Petra Kvitova comes in as the fifth favourite at +1100. Where she’s concerned, however, she flatters to deceive. She did win Wimbledon three years ago, but she’s not won anything remotely as important since then. To date, it’s her only Grand Slam title. And the way she’s going, it may be her only one for some time. Kvitova is easily the most talented player after Serena Williams on the WTA Tour, but she has way too many distractions in her life, including her split with boyfriend Radek Stepanek, to fitness, health and discipline issues. A serious about change would need to occur in her camp, not to mention her approach to matches as well, before she’d merit serious consideration.
Li Na (+1200), Eugenie Bouchard (+1400) and Sabine Lisicki and Garbine Muguruza (both at +1600) round out the likely contenders for the 2014 Wimbledon Championships. All present delightful prospects, backed up by their performances this season (save for one, Lisicki). Li Na won the Australian Open title while Eugenie Bouchard has reached back-to-back semis Grand Slam semis. As such, they merit the consideration in Wimbledon betting markets. On the other hand, Lisicki and Muguruza have claimed wins over Serena Williams; in the former’s case, she beat Williams en route to a runner-up finish to Marion Bartoli at the All England Club last year.

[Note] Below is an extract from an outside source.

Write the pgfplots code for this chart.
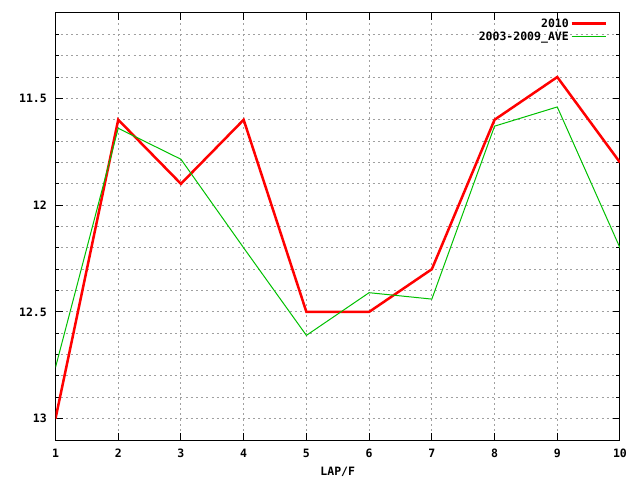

Wimbledon Betting Verdict: As things currently stand, Wimbledon betting on the women’s front would appear to be a wide-open affair. Bookies tip Serena as the hot favourite, but we can’t take anything for granted. A whole host of players (some mentioned here) have beaten her this season, prompting many tennis fans to consider alternatives on their tennis picks, of which there are clearly many to choose from, huddled so close together on the Wimbledon betting board.